It’s tempting to call Ehrland Hollingsworth’s “Dooba Dooba” found-footage horror, but it is a meta-narrative that uses found footage to relay its true intentions. This film within a film is shot by Monroe Jefferson (Betsy Sligh), a 16-year-old who has submitted her work — a curious amalgamation of lo-fi footage and mixed media — as a school project.
Monroe’s suburban home becomes the site of horror here, where every room is fitted with angled cameras, allowing us a disorienting “Paranormal Activity”-esque experience of what’s happening at all times. When babysitter Amna (Amna Vegha) arrives to babysit Monroe, her parents, Taylor (Erin O’Meara) and Wilson (Winston Haynes), immediately make her feel uneasy before she realizes that something is off. And something is extremely off-kilter here from the get-go.
Horror that exclusively relies on analog conventions and mixed media formats can be challenging to execute. But there are always outliers: “Skinamarink” manages to impress due to its startling grasp on childhood anxieties, simulating the visceral fear felt within one’s own home. Online analog horror like “Petscop” or “The Mandala Catalogue” effectively uses dated media aesthetics to heighten suspense, incorporating glitchy, distorted footage to explore unsettling narratives.
Even when subgenre aesthetics remain unstated, a gripping narrative reinvents expectations, as with “Lake Mungo” or “Creep.” From a technical perspective, “Dooba Dooba” excels in a bit of everything, be it the use of spliced-in footage or sudden distortions to underline a tonal shift. There’s a genuine knack for rule-breaking here, as Hollingsworth isn’t afraid to use wacky text overlays and camera angles to flag the presence of something sinister lurking beneath a veneer of normalcy. But such stylistic brilliance can only do so much heavy-lifting in service of a trite, predictable story, one which squanders its potential halfway through and lets go of its taut control over tension when one least expects it.
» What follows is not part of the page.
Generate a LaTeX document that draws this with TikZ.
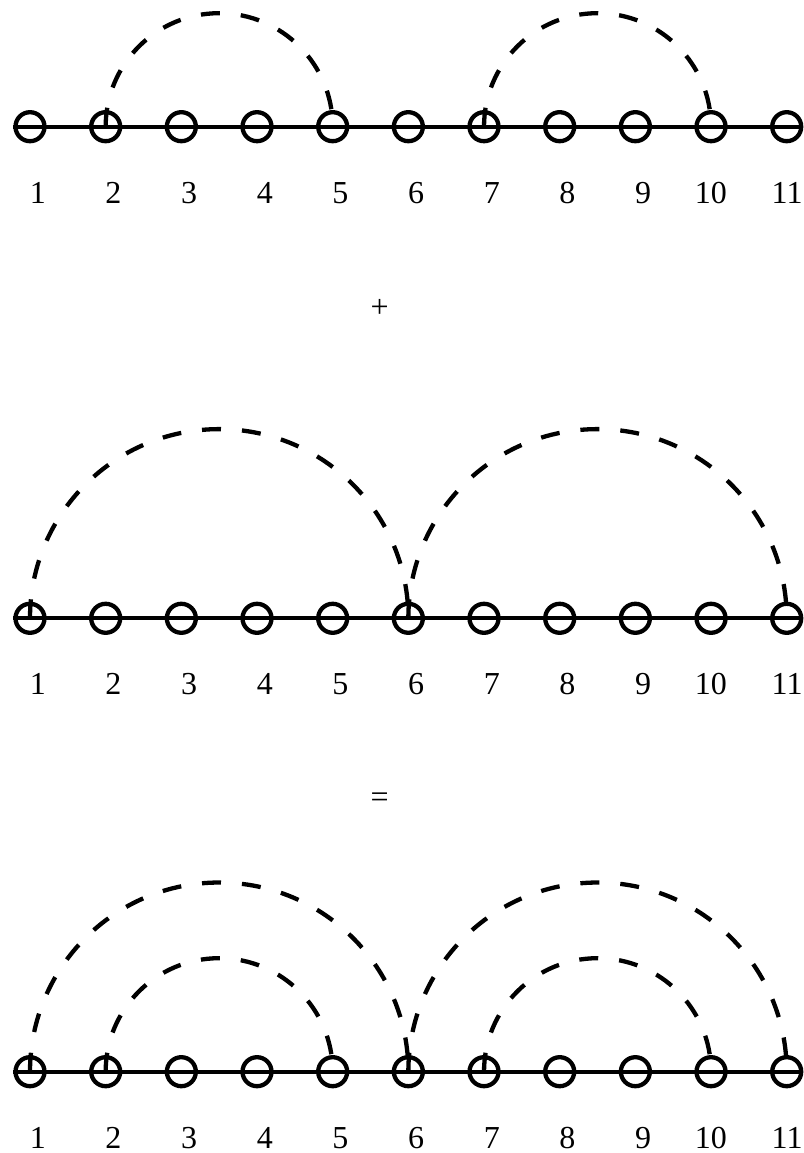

On paper, “Dooba Dooba” has some worthwhile ideas going for it. The film is an on-your-nose dissection of racism in America and how deeply entrenched such institutional bigotry is. Such all-consuming evil manifests itself in Monroe’s unhinged film presentation, where a clueless Amna is gradually cornered into a situation that proves itself horrific beyond imagination.
Monroe’s parents initially frame their daughter’s behavior as one rooted in trauma, stating that she witnessed the murder of her brother years ago, which has made her anxious and overly suspicious ever since. The eerie, singsong mantra of “Dooba Dooba” is essential to make Monroe feel safe, but Amna’s escalating discomfort directly counters this as the film begins.
“Dooba Dooba” is meant to be uncomfortable, especially when it subjects us to the cruel Monroe deliberately weaponizing Amna’s polite compassion against her as the night progresses. While Amna’s behavior might be understandable from the perspective of a young woman simply trying to get through the night, the way her empathy is divorced from self-preservation feels like an egregious way to frame her character. It really gets to a point: watching Monroe verbally berating a person of color and shirking accountability by throwing a tantrum is bad enough, but Amna’s impractical need to people-please at the cost of her safety or dignity reads as a cheap cop-out.
Given the half-baked nature of the narrative, the film’s stylistic flourishes start to feel tacked-on after a while, and even encroach on try-hard territory. The magic lies in the camerawork, where choice POV-shots, eerie close-ups, and off-center sequences contribute to the atmosphere of dread that “Dooba Dooba” consistently embraces.
The mixed-media splices start to feel a little too insistent towards the end, especially if you’ve been exposed to the subgenre and its telltale tricks to weave a bizarre spell. Sure, one can infer an iota of unease when archival footage of inhumane experimentation is juxtaposed against a shot of Monroe’s unhinged unraveling, but it doesn’t really convey much beyond a superficial connective tissue.
“Dooba Dooba” works well as a decent foray into experimental horror with analog tendencies, but it severely lacks depth when it comes to its characters, who often come off as strange for the sake of it. There’s nothing inherently wrong with that, of course, but a strange world with strange rules needs to be fleshed out in ways that are convincing or utterly unforgettable. “Dooba Dooba” is neither, even though it emerges as a stylistic stand-out with some deliriously delightful camerawork.